Exercise details: Make an exact copy of the lines, leaving the pictures out.
== Data section ==
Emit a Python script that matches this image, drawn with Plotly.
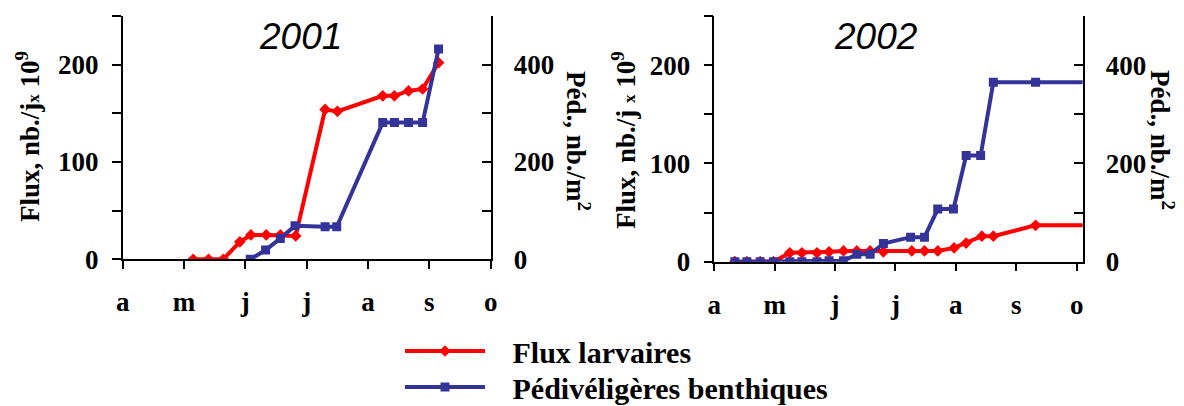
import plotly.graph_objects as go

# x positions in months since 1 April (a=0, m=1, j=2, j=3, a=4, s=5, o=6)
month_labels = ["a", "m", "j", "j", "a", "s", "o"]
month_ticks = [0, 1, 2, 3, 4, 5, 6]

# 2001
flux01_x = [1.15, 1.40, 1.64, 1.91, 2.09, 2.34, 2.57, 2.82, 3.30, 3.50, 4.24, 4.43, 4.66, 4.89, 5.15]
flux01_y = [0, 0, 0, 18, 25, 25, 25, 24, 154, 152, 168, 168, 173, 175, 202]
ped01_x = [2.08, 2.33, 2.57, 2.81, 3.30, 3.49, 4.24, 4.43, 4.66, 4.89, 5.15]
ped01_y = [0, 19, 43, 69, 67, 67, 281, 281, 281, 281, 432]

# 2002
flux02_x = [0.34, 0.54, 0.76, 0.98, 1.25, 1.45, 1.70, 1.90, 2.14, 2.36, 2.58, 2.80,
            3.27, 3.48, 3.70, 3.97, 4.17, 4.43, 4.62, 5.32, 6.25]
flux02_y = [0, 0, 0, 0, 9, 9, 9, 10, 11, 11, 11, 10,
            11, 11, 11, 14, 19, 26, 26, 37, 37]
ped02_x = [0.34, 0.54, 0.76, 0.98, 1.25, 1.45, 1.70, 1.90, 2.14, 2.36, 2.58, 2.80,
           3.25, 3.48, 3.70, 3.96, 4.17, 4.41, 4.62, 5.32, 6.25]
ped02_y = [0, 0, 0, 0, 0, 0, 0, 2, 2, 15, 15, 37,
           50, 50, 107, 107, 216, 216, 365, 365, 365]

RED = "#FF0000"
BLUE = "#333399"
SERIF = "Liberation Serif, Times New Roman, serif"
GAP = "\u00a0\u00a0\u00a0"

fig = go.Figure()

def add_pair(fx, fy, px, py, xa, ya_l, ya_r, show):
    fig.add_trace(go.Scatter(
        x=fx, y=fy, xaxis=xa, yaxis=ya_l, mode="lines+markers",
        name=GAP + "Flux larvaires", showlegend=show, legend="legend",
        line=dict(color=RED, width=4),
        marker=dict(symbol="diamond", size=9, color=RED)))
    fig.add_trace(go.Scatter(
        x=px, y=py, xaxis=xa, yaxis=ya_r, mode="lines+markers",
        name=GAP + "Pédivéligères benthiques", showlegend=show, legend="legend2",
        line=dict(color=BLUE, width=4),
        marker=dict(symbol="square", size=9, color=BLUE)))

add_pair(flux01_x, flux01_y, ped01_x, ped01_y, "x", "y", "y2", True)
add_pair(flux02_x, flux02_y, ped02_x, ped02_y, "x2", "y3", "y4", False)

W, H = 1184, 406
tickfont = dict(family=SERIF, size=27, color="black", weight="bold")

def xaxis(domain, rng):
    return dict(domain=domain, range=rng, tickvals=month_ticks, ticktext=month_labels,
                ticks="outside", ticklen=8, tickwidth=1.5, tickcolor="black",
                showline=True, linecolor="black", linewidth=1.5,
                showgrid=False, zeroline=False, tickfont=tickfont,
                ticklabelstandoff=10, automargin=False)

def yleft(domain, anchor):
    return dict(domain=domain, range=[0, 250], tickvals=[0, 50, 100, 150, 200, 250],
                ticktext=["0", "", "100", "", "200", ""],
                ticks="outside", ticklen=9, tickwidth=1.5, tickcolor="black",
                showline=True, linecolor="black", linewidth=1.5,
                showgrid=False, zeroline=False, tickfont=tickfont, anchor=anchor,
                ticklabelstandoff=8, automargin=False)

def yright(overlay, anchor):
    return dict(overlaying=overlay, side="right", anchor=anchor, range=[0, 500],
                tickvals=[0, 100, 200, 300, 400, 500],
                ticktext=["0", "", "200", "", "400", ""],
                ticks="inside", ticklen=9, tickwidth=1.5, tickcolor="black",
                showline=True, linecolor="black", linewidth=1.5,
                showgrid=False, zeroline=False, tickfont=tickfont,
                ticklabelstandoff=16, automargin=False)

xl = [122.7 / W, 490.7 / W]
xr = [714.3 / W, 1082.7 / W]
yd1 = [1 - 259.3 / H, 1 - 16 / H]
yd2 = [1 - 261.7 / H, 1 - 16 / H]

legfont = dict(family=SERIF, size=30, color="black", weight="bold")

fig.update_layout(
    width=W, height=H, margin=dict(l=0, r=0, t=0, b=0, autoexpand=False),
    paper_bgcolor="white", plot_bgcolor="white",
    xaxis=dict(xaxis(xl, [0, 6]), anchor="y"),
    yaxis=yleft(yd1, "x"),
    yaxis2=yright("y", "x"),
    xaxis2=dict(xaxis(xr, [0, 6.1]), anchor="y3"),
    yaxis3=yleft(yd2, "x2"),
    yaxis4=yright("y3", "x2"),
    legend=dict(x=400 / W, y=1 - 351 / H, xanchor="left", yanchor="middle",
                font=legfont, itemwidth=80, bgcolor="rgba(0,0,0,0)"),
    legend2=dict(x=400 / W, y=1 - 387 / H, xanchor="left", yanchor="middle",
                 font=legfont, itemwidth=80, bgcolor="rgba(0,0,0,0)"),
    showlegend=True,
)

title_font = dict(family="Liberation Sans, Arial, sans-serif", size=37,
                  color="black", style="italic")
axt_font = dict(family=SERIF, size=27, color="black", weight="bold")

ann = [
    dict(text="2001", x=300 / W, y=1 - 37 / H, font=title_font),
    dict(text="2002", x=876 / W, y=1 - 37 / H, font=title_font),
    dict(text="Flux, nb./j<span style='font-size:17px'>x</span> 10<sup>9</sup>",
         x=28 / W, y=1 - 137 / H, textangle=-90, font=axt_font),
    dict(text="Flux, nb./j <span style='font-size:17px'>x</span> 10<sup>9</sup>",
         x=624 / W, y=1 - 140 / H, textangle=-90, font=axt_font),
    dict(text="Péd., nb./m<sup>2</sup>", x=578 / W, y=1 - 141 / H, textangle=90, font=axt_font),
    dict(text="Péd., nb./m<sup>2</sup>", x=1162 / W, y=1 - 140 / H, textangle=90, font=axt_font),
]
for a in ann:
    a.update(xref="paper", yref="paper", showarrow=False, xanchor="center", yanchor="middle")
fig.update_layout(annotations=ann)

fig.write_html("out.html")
===
Response:
Emit a Python script that matches this image, drawn with Plotly.
import plotly.graph_objects as go

# x positions in months since 1 April (a=0, m=1, j=2, j=3, a=4, s=5, o=6)
month_labels = ["a", "m", "j", "j", "a", "s", "o"]
month_ticks = [0, 1, 2, 3, 4, 5, 6]

# 2001
flux01_x = [1.15, 1.40, 1.64, 1.91, 2.09, 2.34, 2.57, 2.82, 3.30, 3.50, 4.24, 4.43, 4.66, 4.89, 5.15]
flux01_y = [0, 0, 0, 18, 25, 25, 25, 24, 154, 152, 168, 168, 173, 175, 202]
ped01_x = [2.08, 2.33, 2.57, 2.81, 3.30, 3.49, 4.24, 4.43, 4.66, 4.89, 5.15]
ped01_y = [0, 19, 43, 69, 67, 67, 281, 281, 281, 281, 432]

# 2002
flux02_x = [0.34, 0.54, 0.76, 0.98, 1.25, 1.45, 1.70, 1.90, 2.14, 2.36, 2.58, 2.80,
            3.27, 3.48, 3.70, 3.97, 4.17, 4.43, 4.62, 5.32, 6.25]
flux02_y = [0, 0, 0, 0, 9, 9, 9, 10, 11, 11, 11, 10,
            11, 11, 11, 14, 19, 26, 26, 37, 37]
ped02_x = [0.34, 0.54, 0.76, 0.98, 1.25, 1.45, 1.70, 1.90, 2.14, 2.36, 2.58, 2.80,
           3.25, 3.48, 3.70, 3.96, 4.17, 4.41, 4.62, 5.32, 6.25]
ped02_y = [0, 0, 0, 0, 0, 0, 0, 2, 2, 15, 15, 37,
           50, 50, 107, 107, 216, 216, 365, 365, 365]

RED = "#FF0000"
BLUE = "#333399"
SERIF = "Liberation Serif, Times New Roman, serif"
GAP = "\u00a0\u00a0\u00a0"

fig = go.Figure()

def add_pair(fx, fy, px, py, xa, ya_l, ya_r, show):
    fig.add_trace(go.Scatter(
        x=fx, y=fy, xaxis=xa, yaxis=ya_l, mode="lines+markers",
        name=GAP + "Flux larvaires", showlegend=show, legend="legend",
        line=dict(color=RED, width=4),
        marker=dict(symbol="diamond", size=9, color=RED)))
    fig.add_trace(go.Scatter(
        x=px, y=py, xaxis=xa, yaxis=ya_r, mode="lines+markers",
        name=GAP + "Pédivéligères benthiques", showlegend=show, legend="legend2",
        line=dict(color=BLUE, width=4),
        marker=dict(symbol="square", size=9, color=BLUE)))

add_pair(flux01_x, flux01_y, ped01_x, ped01_y, "x", "y", "y2", True)
add_pair(flux02_x, flux02_y, ped02_x, ped02_y, "x2", "y3", "y4", False)

W, H = 1184, 406
tickfont = dict(family=SERIF, size=27, color="black", weight="bold")

def xaxis(domain, rng):
    return dict(domain=domain, range=rng, tickvals=month_ticks, ticktext=month_labels,
                ticks="outside", ticklen=8, tickwidth=1.5, tickcolor="black",
                showline=True, linecolor="black", linewidth=1.5,
                showgrid=False, zeroline=False, tickfont=tickfont,
                ticklabelstandoff=10, automargin=False)

def yleft(domain, anchor):
    return dict(domain=domain, range=[0, 250], tickvals=[0, 50, 100, 150, 200, 250],
                ticktext=["0", "", "100", "", "200", ""],
                ticks="outside", ticklen=9, tickwidth=1.5, tickcolor="black",
                showline=True, linecolor="black", linewidth=1.5,
                showgrid=False, zeroline=False, tickfont=tickfont, anchor=anchor,
                ticklabelstandoff=8, automargin=False)

def yright(overlay, anchor):
    return dict(overlaying=overlay, side="right", anchor=anchor, range=[0, 500],
                tickvals=[0, 100, 200, 300, 400, 500],
                ticktext=["0", "", "200", "", "400", ""],
                ticks="inside", ticklen=9, tickwidth=1.5, tickcolor="black",
                showline=True, linecolor="black", linewidth=1.5,
                showgrid=False, zeroline=False, tickfont=tickfont,
                ticklabelstandoff=16, automargin=False)

xl = [122.7 / W, 490.7 / W]
xr = [714.3 / W, 1082.7 / W]
yd1 = [1 - 259.3 / H, 1 - 16 / H]
yd2 = [1 - 261.7 / H, 1 - 16 / H]

legfont = dict(family=SERIF, size=30, color="black", weight="bold")

fig.update_layout(
    width=W, height=H, margin=dict(l=0, r=0, t=0, b=0, autoexpand=False),
    paper_bgcolor="white", plot_bgcolor="white",
    xaxis=dict(xaxis(xl, [0, 6]), anchor="y"),
    yaxis=yleft(yd1, "x"),
    yaxis2=yright("y", "x"),
    xaxis2=dict(xaxis(xr, [0, 6.1]), anchor="y3"),
    yaxis3=yleft(yd2, "x2"),
    yaxis4=yright("y3", "x2"),
    legend=dict(x=400 / W, y=1 - 351 / H, xanchor="left", yanchor="middle",
                font=legfont, itemwidth=80, bgcolor="rgba(0,0,0,0)"),
    legend2=dict(x=400 / W, y=1 - 387 / H, xanchor="left", yanchor="middle",
                 font=legfont, itemwidth=80, bgcolor="rgba(0,0,0,0)"),
    showlegend=True,
)

title_font = dict(family="Liberation Sans, Arial, sans-serif", size=37,
                  color="black", style="italic")
axt_font = dict(family=SERIF, size=27, color="black", weight="bold")

ann = [
    dict(text="2001", x=300 / W, y=1 - 37 / H, font=title_font),
    dict(text="2002", x=876 / W, y=1 - 37 / H, font=title_font),
    dict(text="Flux, nb./j<span style='font-size:17px'>x</span> 10<sup>9</sup>",
         x=28 / W, y=1 - 137 / H, textangle=-90, font=axt_font),
    dict(text="Flux, nb./j <span style='font-size:17px'>x</span> 10<sup>9</sup>",
         x=624 / W, y=1 - 140 / H, textangle=-90, font=axt_font),
    dict(text="Péd., nb./m<sup>2</sup>", x=578 / W, y=1 - 141 / H, textangle=90, font=axt_font),
    dict(text="Péd., nb./m<sup>2</sup>", x=1162 / W, y=1 - 140 / H, textangle=90, font=axt_font),
]
for a in ann:
    a.update(xref="paper", yref="paper", showarrow=False, xanchor="center", yanchor="middle")
fig.update_layout(annotations=ann)

fig.write_html("out.html")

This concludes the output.